§ **Exercise task**: Quote the listing below word for word, stopping after the line that contains "ReferenceArea, Legend, Label".
— START —
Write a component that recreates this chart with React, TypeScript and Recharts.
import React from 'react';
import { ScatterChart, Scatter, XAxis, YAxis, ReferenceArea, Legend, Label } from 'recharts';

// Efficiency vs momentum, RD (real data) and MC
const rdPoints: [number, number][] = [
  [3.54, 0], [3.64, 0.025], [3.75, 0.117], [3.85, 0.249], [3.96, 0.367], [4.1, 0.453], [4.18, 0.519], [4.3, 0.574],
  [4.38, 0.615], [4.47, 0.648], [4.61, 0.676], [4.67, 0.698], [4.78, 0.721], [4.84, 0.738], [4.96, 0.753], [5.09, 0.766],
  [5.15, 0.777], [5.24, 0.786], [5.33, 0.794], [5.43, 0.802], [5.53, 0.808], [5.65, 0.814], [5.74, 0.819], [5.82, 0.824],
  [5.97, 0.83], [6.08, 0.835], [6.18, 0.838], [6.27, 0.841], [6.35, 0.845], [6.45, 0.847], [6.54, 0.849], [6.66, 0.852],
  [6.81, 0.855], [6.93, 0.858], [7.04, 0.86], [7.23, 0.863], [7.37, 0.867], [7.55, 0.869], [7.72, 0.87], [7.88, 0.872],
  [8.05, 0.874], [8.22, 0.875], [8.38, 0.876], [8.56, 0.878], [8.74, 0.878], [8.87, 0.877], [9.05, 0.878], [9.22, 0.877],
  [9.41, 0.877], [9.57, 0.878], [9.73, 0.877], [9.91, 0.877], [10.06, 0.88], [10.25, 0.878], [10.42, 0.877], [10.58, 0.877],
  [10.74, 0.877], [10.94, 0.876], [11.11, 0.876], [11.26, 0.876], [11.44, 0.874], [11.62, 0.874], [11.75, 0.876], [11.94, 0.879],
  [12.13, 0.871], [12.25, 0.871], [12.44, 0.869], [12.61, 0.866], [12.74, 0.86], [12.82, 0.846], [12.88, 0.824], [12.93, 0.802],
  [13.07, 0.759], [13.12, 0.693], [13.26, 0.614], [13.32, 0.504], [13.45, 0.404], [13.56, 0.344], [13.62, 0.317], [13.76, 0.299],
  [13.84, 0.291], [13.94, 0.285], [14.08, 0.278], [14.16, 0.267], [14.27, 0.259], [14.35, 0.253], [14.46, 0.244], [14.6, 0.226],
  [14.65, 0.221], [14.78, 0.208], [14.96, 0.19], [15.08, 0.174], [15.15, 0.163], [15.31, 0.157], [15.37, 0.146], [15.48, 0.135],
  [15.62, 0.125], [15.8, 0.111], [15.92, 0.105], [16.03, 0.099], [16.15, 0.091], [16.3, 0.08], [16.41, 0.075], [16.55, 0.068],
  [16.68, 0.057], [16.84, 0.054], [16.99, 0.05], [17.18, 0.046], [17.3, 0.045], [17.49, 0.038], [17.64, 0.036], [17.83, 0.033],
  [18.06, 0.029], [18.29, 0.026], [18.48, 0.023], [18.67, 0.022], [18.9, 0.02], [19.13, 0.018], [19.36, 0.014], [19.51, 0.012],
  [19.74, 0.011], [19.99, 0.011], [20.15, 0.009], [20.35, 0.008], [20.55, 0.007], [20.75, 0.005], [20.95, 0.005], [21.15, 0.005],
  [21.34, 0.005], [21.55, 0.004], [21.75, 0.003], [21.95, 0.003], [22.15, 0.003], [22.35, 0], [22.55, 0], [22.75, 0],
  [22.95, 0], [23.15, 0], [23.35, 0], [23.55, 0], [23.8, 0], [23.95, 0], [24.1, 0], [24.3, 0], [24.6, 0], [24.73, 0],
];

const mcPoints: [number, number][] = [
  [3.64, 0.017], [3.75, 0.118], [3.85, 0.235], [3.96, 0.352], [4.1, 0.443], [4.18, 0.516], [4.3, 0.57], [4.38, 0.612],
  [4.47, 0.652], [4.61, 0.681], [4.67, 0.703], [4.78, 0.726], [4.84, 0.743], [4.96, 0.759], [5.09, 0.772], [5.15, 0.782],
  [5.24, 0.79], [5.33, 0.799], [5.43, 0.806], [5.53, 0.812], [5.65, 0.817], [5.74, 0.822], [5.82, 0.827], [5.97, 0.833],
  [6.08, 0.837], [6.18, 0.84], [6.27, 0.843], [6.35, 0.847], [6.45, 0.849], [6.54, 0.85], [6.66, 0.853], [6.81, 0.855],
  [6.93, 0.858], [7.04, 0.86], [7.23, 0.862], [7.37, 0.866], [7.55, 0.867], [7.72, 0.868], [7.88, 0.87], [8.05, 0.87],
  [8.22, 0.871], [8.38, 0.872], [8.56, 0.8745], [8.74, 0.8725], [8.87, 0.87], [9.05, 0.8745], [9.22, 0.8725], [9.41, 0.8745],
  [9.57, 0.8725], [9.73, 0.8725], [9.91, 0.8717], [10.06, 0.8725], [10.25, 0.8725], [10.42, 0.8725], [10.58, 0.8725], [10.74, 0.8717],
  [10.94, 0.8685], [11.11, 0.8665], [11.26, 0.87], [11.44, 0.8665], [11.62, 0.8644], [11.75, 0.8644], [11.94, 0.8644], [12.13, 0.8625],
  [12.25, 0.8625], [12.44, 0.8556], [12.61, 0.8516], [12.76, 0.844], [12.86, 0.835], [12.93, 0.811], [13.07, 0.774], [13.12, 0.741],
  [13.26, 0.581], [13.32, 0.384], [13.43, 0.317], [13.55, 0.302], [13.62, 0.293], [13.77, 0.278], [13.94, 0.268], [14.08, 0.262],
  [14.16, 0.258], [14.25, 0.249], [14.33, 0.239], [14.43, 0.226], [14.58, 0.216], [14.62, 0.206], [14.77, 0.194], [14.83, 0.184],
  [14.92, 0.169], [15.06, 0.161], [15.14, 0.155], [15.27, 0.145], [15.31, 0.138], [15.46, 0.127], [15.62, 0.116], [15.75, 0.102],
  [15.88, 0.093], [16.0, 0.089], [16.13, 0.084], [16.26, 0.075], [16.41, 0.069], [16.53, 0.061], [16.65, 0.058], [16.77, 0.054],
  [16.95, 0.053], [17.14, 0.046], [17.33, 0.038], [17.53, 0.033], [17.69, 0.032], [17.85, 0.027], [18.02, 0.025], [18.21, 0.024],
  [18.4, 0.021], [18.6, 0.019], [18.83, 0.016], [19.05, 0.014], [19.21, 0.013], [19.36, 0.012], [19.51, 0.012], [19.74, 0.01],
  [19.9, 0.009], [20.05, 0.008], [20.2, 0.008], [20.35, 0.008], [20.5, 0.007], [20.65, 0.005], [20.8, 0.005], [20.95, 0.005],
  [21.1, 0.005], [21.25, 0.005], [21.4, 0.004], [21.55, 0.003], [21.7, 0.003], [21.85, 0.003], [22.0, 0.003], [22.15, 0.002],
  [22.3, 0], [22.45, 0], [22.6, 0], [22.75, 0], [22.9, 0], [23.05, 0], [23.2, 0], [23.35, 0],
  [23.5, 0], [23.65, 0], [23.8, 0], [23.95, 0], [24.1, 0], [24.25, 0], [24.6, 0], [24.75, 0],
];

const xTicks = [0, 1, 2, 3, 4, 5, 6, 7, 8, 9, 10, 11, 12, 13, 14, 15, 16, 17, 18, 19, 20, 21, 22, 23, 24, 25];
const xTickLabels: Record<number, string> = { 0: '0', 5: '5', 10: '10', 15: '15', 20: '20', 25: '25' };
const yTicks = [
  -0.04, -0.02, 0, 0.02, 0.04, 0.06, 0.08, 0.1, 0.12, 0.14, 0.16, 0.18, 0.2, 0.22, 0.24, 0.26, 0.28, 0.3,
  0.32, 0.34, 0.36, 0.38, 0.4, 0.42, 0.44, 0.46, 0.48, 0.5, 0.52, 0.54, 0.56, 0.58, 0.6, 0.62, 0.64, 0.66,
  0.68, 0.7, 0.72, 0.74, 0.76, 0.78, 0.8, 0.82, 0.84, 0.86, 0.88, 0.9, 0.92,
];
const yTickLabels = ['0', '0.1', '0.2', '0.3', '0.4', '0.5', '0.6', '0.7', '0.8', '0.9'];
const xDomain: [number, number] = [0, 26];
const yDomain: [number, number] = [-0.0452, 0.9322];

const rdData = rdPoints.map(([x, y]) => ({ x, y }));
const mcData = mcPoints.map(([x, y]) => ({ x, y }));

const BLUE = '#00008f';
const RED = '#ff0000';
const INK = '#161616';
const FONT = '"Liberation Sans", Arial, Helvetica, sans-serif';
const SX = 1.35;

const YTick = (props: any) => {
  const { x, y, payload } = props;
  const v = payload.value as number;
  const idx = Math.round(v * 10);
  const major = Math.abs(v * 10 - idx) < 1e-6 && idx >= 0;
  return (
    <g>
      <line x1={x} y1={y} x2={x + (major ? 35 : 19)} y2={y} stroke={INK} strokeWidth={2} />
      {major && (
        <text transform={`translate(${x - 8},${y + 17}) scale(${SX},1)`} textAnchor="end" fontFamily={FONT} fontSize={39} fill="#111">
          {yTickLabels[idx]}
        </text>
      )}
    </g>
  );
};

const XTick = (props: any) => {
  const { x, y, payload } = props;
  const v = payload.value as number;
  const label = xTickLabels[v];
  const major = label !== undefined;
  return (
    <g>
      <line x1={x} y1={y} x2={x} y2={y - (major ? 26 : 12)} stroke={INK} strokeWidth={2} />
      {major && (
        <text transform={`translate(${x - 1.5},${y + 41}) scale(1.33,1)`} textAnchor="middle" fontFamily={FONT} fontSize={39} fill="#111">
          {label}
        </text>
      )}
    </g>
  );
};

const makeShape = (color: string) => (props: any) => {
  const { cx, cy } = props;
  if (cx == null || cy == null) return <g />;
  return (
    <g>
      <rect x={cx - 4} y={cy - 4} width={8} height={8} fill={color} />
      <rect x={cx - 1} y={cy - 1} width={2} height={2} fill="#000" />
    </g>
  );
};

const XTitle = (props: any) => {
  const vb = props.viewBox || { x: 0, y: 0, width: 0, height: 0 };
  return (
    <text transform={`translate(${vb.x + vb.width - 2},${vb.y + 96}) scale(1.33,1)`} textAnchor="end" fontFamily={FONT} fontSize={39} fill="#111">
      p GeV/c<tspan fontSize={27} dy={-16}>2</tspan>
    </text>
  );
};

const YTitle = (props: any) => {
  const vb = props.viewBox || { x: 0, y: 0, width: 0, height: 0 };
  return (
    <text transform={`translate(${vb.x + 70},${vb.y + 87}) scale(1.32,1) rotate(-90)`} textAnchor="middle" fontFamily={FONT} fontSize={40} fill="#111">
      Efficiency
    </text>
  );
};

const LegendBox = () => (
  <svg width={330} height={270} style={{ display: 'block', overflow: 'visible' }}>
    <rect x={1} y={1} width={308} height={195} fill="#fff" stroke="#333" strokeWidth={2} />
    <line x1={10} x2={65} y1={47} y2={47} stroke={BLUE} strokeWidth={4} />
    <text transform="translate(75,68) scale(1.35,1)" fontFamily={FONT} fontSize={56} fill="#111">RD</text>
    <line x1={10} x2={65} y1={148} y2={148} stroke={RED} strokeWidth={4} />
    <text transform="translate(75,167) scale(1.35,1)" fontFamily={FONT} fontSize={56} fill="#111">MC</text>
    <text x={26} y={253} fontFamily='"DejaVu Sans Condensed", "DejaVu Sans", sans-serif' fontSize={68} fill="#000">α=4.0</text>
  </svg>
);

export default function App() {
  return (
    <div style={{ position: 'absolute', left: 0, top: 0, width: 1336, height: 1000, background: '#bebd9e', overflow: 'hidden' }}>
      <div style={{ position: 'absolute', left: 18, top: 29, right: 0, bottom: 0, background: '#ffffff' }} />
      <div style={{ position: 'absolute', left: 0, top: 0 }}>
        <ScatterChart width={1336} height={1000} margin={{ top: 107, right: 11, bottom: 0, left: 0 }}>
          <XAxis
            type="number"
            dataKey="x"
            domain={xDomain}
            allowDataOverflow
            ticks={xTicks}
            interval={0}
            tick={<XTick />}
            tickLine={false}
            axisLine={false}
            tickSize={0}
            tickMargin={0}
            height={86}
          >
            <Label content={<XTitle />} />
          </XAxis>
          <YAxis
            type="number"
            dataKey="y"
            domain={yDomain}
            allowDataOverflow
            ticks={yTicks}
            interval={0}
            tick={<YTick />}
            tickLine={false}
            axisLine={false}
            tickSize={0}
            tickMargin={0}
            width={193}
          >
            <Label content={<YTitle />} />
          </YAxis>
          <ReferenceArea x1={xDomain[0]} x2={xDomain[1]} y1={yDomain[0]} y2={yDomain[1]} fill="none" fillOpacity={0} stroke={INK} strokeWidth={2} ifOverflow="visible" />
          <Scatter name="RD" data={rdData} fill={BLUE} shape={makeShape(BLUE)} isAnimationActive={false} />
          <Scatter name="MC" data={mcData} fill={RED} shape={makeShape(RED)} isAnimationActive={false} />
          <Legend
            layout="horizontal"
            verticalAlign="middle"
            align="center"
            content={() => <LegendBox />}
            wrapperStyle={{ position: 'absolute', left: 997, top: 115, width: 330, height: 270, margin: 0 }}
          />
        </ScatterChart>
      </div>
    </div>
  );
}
— END —
§ **Response**:
Write a component that recreates this chart with React, TypeScript and Recharts.
import React from 'react';
import { ScatterChart, Scatter, XAxis, YAxis, ReferenceArea, Legend, Label } from 'recharts';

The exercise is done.